### GOAL
In the listing that follows, count each line containing the string "matplotlib" and report only the count.

### DATA EXTRACT
============================================================

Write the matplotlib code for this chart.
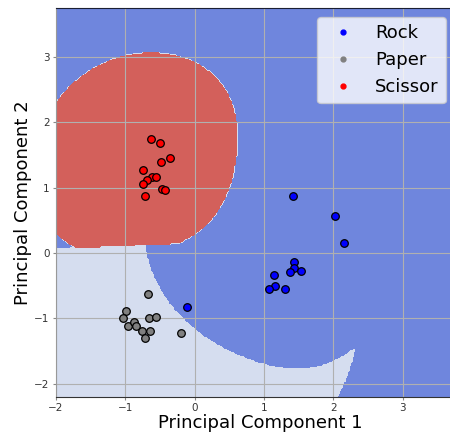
import numpy as np
import matplotlib
matplotlib.use("Agg")
import matplotlib.pyplot as plt
from matplotlib.lines import Line2D

# PCA scores for the three gestures
rock_x = [2.03, 2.16, 1.42, 1.43, 1.43, 1.38, 1.535, 1.15, 1.165, 1.07, 1.30, -0.115]
rock_y = [0.56, 0.15, 0.88, -0.14, -0.235, -0.29, -0.27, -0.34, -0.50, -0.55, -0.55, -0.82]
paper_x = [-0.67, -0.99, -1.03, -0.96, -0.87, -0.85, -0.66, -0.56, -0.76, -0.64, -0.71, -0.19]
paper_y = [-0.63, -0.89, -0.99, -1.11, -1.05, -1.11, -0.99, -0.98, -1.20, -1.20, -1.30, -1.23]
scissor_x = [-0.635, -0.505, -0.36, -0.49, -0.75, -0.615, -0.56, -0.68, -0.75, -0.475, -0.43, -0.71]
scissor_y = [1.75, 1.69, 1.45, 1.40, 1.27, 1.16, 1.16, 1.11, 1.06, 0.98, 0.97, 0.87]

labels = ["Rock", "Paper", "Scissor"]
point_colors = ["blue", "gray", "red"]
region_colors = ["#6f86dd", "#d5ddef", "#d3605b"]


def rbf(A, B, gamma):
    d2 = ((A[:, None, :] - B[None, :, :]) ** 2).sum(-1)
    return np.exp(-gamma * d2)


def fit_binary(X, y, gamma, C=1.0, tol=1e-3, max_iter=200000):
    # SMO with maximal violating pair, like libsvm
    n = len(y)
    K = rbf(X, X, gamma)
    a = np.zeros(n)
    G = -np.ones(n)
    for _ in range(max_iter):
        v = -y * G
        up = ((y > 0) & (a < C)) | ((y < 0) & (a > 0))
        low = ((y > 0) & (a > 0)) | ((y < 0) & (a < C))
        i = np.where(up)[0][np.argmax(v[up])]
        j = np.where(low)[0][np.argmin(v[low])]
        if v[i] - v[j] < tol:
            break
        quad = max(K[i, i] + K[j, j] - 2 * K[i, j], 1e-12)
        t = (v[i] - v[j]) / quad
        t = min(t, C - a[i] if y[i] > 0 else a[i], a[j] if y[j] > 0 else C - a[j])
        a[i] += y[i] * t
        a[j] -= y[j] * t
        G += t * y * (K[:, i] - K[:, j])
    v = -y * G
    free = (a > 1e-8) & (a < C - 1e-8)
    b = v[free].mean() if free.any() else (v[i] + v[j]) / 2
    return a * y, b


X = np.column_stack([rock_x + paper_x + scissor_x, rock_y + paper_y + scissor_y])
cls = np.repeat([0, 1, 2], [len(rock_x), len(paper_x), len(scissor_x)])
gamma = 1.0 / (X.shape[1] * X.var())
C = 30.0

# one-vs-one RBF SVM evaluated on a mesh
xx, yy = np.meshgrid(np.arange(-2.0, 3.92, 0.02), np.arange(-2.2, 3.77, 0.02))
grid = np.column_stack([xx.ravel(), yy.ravel()])
votes = np.zeros((len(grid), 3))
for p in range(3):
    for q in range(p + 1, 3):
        m = (cls == p) | (cls == q)
        yb = np.where(cls[m] == p, 1.0, -1.0)
        coef, b = fit_binary(X[m], yb, gamma, C)
        f = rbf(grid, X[m], gamma) @ coef + b
        votes[:, p] += f > 0
        votes[:, q] += f <= 0
Z = votes.argmax(1).reshape(xx.shape)

fig = plt.figure(figsize=(4.5, 4.34), dpi=100)
ax = fig.add_axes([0.1244, 0.0859, 0.909, 0.8956])
ax.contourf(xx, yy, Z, levels=[-0.5, 0.5, 1.5, 2.5], colors=region_colors)
ax.grid(True, color="#b0b0b0", linewidth=0.8)

for k, (px, py) in enumerate([(rock_x, rock_y), (paper_x, paper_y), (scissor_x, scissor_y)]):
    ax.scatter(px, py, s=30, c=point_colors[k], edgecolors="k", linewidths=0.9, zorder=3)

ax.set_xlim(-2.0, 3.9)
ax.set_ylim(-2.2, 3.75)
ax.set_xticks(range(-2, 4))
ax.set_yticks(range(-2, 4))
ax.tick_params(labelsize=7.5, length=2.5, pad=2, color="#888888", labelcolor="#333333")
ax.spines["left"].set_color("#999999")
ax.spines["top"].set_color("#1a1f33")
ax.spines["bottom"].set_color("#333333")
ax.set_xlabel("Principal Component 1", fontsize=13, labelpad=1)
ax.set_ylabel("Principal Component 2", fontsize=13, labelpad=2)

handles = [Line2D([], [], marker="o", ls="", color=c, markersize=3.5) for c in point_colors]
ax.legend(handles, labels, fontsize=13, loc="upper right",
          bbox_to_anchor=(0.9535, 0.977), borderaxespad=0.0)

fig.savefig("out.png", dpi=100)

============================================================

### RESULT OF THIS TASK
5